II – for formulada por parente com o qual a criança ou adolescente mantenha vínculos de afinidade e afetividade; 

III – oriundo o pedido de quem detém a tutela ou guarda legal de criança maior de 3 (três) anos ou adolescente, desde que o lapso de tempo de convivência comprove a fixação de laços de afinidade e afetividade, e não seja constatada a ocorrência de má-fé ou qualquer das situações previstas nos arts. 237 ou 238 desta Lei. 

Conclusão

Ante o exposto, a reflexão cuidadosa acerca dessa modalidade de adoção no mundo jurídico e pela sociedade em geral é de grande relevância, considerando-se que tal possibilidade ainda não é considerada como legal pelo nosso ordenamento jurídico. 

Entretanto, considero que a Adoção Dirigida (intuito personae) é válida e benéfica, nos casos em que se constate a boa convivência do adotando com a família que escolheu adotar, mesmo que essa não esteja na ordem de convocação do cadastro nacional, ou mesmo se ela nem esteja habilitada.

Cada caso é um caso, o Princípio do Melhor Interesse ou da Proteção do Menor deve ser o ponto central na análise, e não a primazia do critério objetivo da fila nacional, pessoalmente me filio à ideia de que essa flexibilização do citado critério pode beneficiar o adotante, que conviverá com pessoa com quem já tem um vínculo afetuoso, bem como, facilitará o sistema de adoção brasileiro, no qual muitas crianças ou adolescentes, pelo fato da morosidade e burocracia no sistema judicial muitas vezes diminuem as chances dos menores conseguirem efetivamente um lar adequado. Fato que se observa pelos abrigos abarrotados de crianças para serem adotadas, e a fila de adoção tão extensa.

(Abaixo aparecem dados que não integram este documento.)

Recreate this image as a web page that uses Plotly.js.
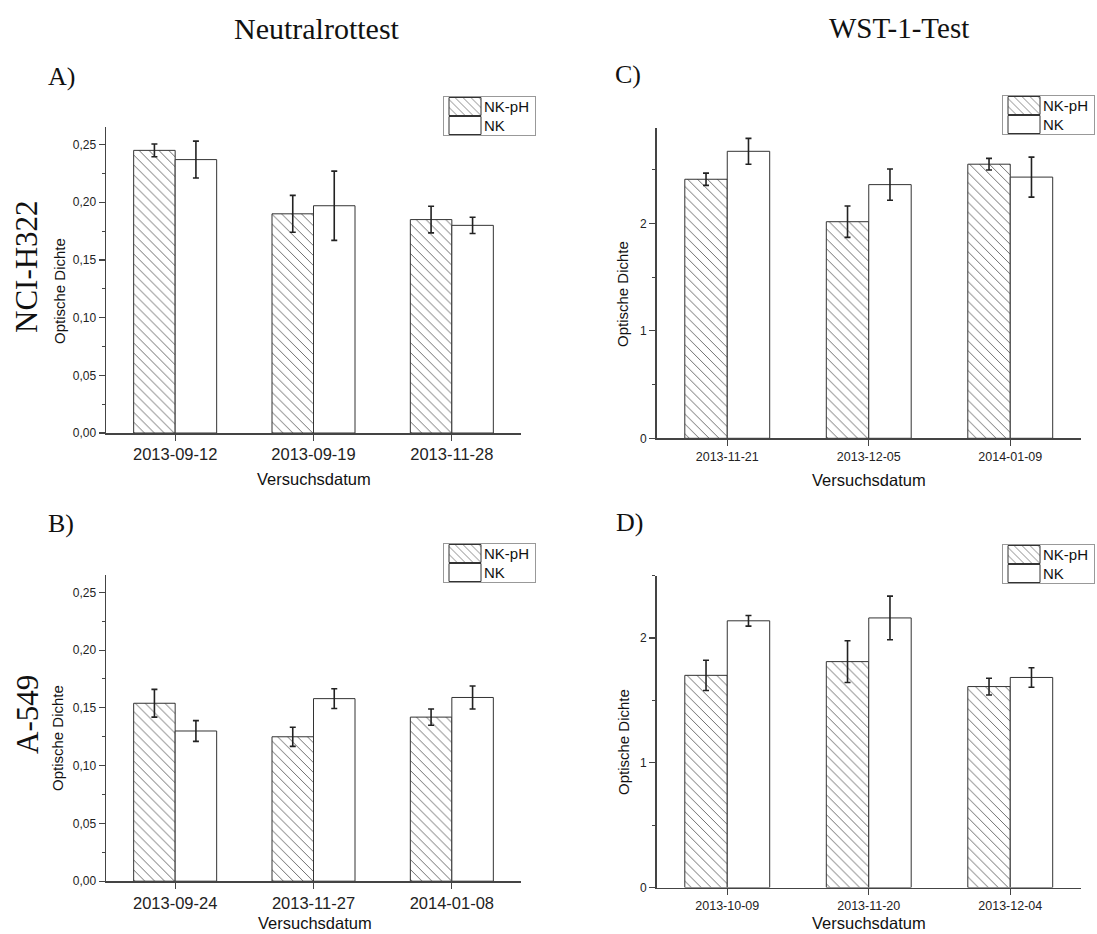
<!DOCTYPE html>
<html>
<head>
<meta charset="utf-8">
<script src="https://cdn.plot.ly/plotly-3.0.1.min.js"></script>
<style>html,body{margin:0;padding:0;background:#fff;}#chart{width:1097px;height:934px;}</style>
</head>
<body>
<div id="chart"></div>
<script>
// ---------- data ----------
const seriesNames = ['NK-pH', 'NK'];

const catsA = ['2013-09-12', '2013-09-19', '2013-11-28'];
const nkphA = [0.245, 0.190, 0.185];
const nkphA_err = [0.0055, 0.016, 0.0115];
const nkA = [0.237, 0.197, 0.180];
const nkA_err = [0.016, 0.030, 0.007];

const catsB = ['2013-09-24', '2013-11-27', '2014-01-08'];
const nkphB = [0.154, 0.125, 0.142];
const nkphB_err = [0.012, 0.0083, 0.007];
const nkB = [0.130, 0.158, 0.159];
const nkB_err = [0.009, 0.0086, 0.010];

const catsC = ['2013-11-21', '2013-12-05', '2014-01-09'];
const nkphC = [2.41, 2.015, 2.55];
const nkphC_err = [0.057, 0.146, 0.054];
const nkC = [2.67, 2.36, 2.43];
const nkC_err = [0.12, 0.145, 0.186];

const catsD = ['2013-10-09', '2013-11-20', '2013-12-04'];
const nkphD = [1.70, 1.81, 1.61];
const nkphD_err = [0.121, 0.167, 0.067];
const nkD = [2.137, 2.16, 1.683];
const nkD_err = [0.043, 0.175, 0.078];

const columnTitles = ['Neutralrottest', 'WST-1-Test'];
const rowTitles = ['NCI-H322', 'A-549'];
const panelLetters = ['A)', 'B)', 'C)', 'D)'];
const yTitle = 'Optische Dichte';
const xTitle = 'Versuchsdatum';

// ---------- helpers ----------
const W = 1097, H = 934;
const fx = p => p / W;
const fy = p => 1 - p / H;
const SANS = 'Liberation Sans, Arial, sans-serif';
const SERIF = 'Liberation Serif, Times New Roman, serif';
const INK = '#333';

function barTrace(name, cats, vals, errs, xa, ya, legend, hatched) {
  const marker = { color: 'white', line: { color: INK, width: 1 } };
  if (hatched) {
    marker.pattern = { shape: '\\', fgcolor: '#555', bgcolor: 'white', size: 7, solidity: 0.12 };
  }
  return {
    type: 'bar', name: name, x: cats, y: vals,
    xaxis: xa, yaxis: ya, legend: legend, showlegend: true,
    marker: marker,
    error_y: { type: 'data', array: errs, visible: true, color: '#222', thickness: 1.6, width: 3 },
    hoverinfo: 'skip'
  };
}

const traces = [
  barTrace(seriesNames[0], catsA, nkphA, nkphA_err, 'x', 'y', 'legend', true),
  barTrace(seriesNames[1], catsA, nkA, nkA_err, 'x', 'y', 'legend', false),
  barTrace(seriesNames[0], catsC, nkphC, nkphC_err, 'x2', 'y2', 'legend2', true),
  barTrace(seriesNames[1], catsC, nkC, nkC_err, 'x2', 'y2', 'legend2', false),
  barTrace(seriesNames[0], catsB, nkphB, nkphB_err, 'x3', 'y3', 'legend3', true),
  barTrace(seriesNames[1], catsB, nkB, nkB_err, 'x3', 'y3', 'legend3', false),
  barTrace(seriesNames[0], catsD, nkphD, nkphD_err, 'x4', 'y4', 'legend4', true),
  barTrace(seriesNames[1], catsD, nkD, nkD_err, 'x4', 'y4', 'legend4', false)
];

function xAxis(l, r, anchor, fontSize) {
  return {
    domain: [fx(l), fx(r)], anchor: anchor, type: 'category', range: [-0.5, 2.5],
    showline: true, linecolor: '#444', linewidth: 1.5,
    ticks: 'outside', ticklen: 6, tickwidth: 1.2, tickcolor: '#444',
    showgrid: false, zeroline: false, fixedrange: true,
    tickfont: { family: SANS, size: fontSize, color: '#222' }
  };
}
// unlabelled overlay axis carrying the small ticks between the date groups
function boundaryAxis(l, r, anchor, overlay, cats) {
  return {
    domain: [fx(l), fx(r)], anchor: anchor, overlaying: overlay, type: 'linear',
    range: [-0.5, cats.length - 0.5],
    tickmode: 'array', tickvals: cats.slice(1).map((c, i) => i + 0.5),
    ticks: 'outside', ticklen: 4, tickwidth: 1, tickcolor: '#444',
    showticklabels: false, showline: false, showgrid: false, zeroline: false, fixedrange: true
  };
}
function yAxis(top, bottom, anchor, range, dtick, minorDtick, fmt) {
  return {
    domain: [fy(bottom), fy(top)], anchor: anchor, range: range,
    showline: true, linecolor: '#444', linewidth: 1.5,
    ticks: 'outside', ticklen: 6, tickwidth: 1.2, tickcolor: '#444',
    dtick: dtick, tick0: 0, tickformat: fmt,
    minor: { dtick: minorDtick, tick0: 0, ticks: 'outside', ticklen: 3, tickwidth: 1, tickcolor: '#444' },
    showgrid: false, zeroline: false, fixedrange: true,
    tickfont: { family: SANS, size: 12, color: '#222' }
  };
}

function legendBox(left, top) {
  return {
    x: fx(left), y: fy(top), xanchor: 'left', yanchor: 'top',
    bgcolor: 'white', bordercolor: '#999', borderwidth: 1,
    font: { family: SANS, size: 15, color: '#111' },
    tracegroupgap: 0, itemwidth: 30, traceorder: 'normal'
  };
}

function ann(text, x, y, size, family, angle) {
  return {
    text: text, x: fx(x), y: fy(y), xref: 'paper', yref: 'paper',
    xanchor: 'center', yanchor: 'middle', showarrow: false,
    textangle: angle || 0, font: { family: family, size: size, color: '#111' }
  };
}

const annotations = [
  ann(columnTitles[0], 317, 28, 30, SERIF),
  ann(columnTitles[1], 899, 28, 29, SERIF),
  ann(panelLetters[0], 61, 77, 26, SERIF),
  ann(panelLetters[1], 61, 523, 26, SERIF),
  ann(panelLetters[2], 628, 75, 26, SERIF),
  ann(panelLetters[3], 629, 522, 26, SERIF),
  ann(rowTitles[0], 27, 267, 31, SERIF, -90),
  ann(rowTitles[1], 27, 715, 31, SERIF, -90),
  ann(yTitle, 59, 291, 15, SANS, -90),
  ann(yTitle, 57, 738, 15, SANS, -90),
  ann(yTitle, 623, 294, 15, SANS, -90),
  ann(yTitle, 623, 742, 15, SANS, -90),
  ann(xTitle, 314, 479, 16.5, SANS),
  ann(xTitle, 315, 923, 16.5, SANS),
  ann(xTitle, 869, 480, 16.5, SANS),
  ann(xTitle, 869, 923, 16.5, SANS)
];

const layout = {
  width: W, height: H,
  margin: { l: 0, r: 0, t: 0, b: 0, pad: 0 },
  paper_bgcolor: 'white', plot_bgcolor: 'rgba(0,0,0,0)',
  barmode: 'group', bargap: 0.4, bargroupgap: 0,
  separators: ', ',
  xaxis: xAxis(106, 521, 'y', 16.5),
  yaxis: yAxis(127.3, 433, 'x', [0, 0.265], 0.05, 0.025, '.2f'),
  xaxis2: xAxis(656.5, 1081, 'y2', 12.5),
  yaxis2: yAxis(128.3, 438.3, 'x2', [0, 2.884], 1, 0.5, 'd'),
  xaxis3: xAxis(106, 521, 'y3', 16.5),
  yaxis3: yAxis(575, 881.2, 'x3', [0, 0.265], 0.05, 0.025, '.2f'),
  xaxis4: xAxis(656.5, 1081, 'y4', 12.5),
  yaxis4: yAxis(575.5, 887.5, 'x4', [0, 2.5], 1, 0.5, 'd'),
  xaxis5: boundaryAxis(106, 521, 'y', 'x', catsA),
  xaxis6: boundaryAxis(106, 521, 'y3', 'x3', catsB),
  legend: legendBox(443, 96),
  legend2: legendBox(1002, 95),
  legend3: legendBox(443, 543),
  legend4: legendBox(1002, 544),
  annotations: annotations,
  showlegend: true
};

Plotly.newPlot('chart', traces, layout, { displayModeBar: false, staticPlot: true }).then(gd => {
  // Origin-style legend: wide swatches, compact rows
  ['legend', 'legend2', 'legend3', 'legend4'].forEach(id => {
    const lg = gd.querySelector('g.' + id);
    if (!lg) return;
    lg.querySelectorAll('g.legendpoints path').forEach(p => {
      p.setAttribute('d', 'M17,9H-15V-9H17Z');
    });
    const rowH = 19;
    const items = lg.querySelectorAll('g.traces');
    items.forEach((it, i) => {
      const m = /translate\(\s*([-\d.]+)[ ,]+([-\d.]+)\s*\)/.exec(it.getAttribute('transform') || '');
      if (m) it.setAttribute('transform', 'translate(' + m[1] + ',' + (1 + rowH / 2 + rowH * i) + ')');
    });
    const bg = lg.querySelector('rect.bg');
    if (bg) bg.setAttribute('height', String(rowH * items.length + 1));
  });
});
</script>
</body>
</html>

Esse ponto de vista, no entanto, não desconsidera a necessidade de haver o controle do Estado sobre o processo de adoção pela família escolhida (seja pelo adotado ou pelos pais dos menores entregues à adoção). Mas, que a flexibilização caso a caso precisa ser fortemente considerada pelos juizados da Infância e Juventude. 

O presente artigo não pretende esgotar essa matéria tão complexa, mas deseja lançar luzes a essa discussão.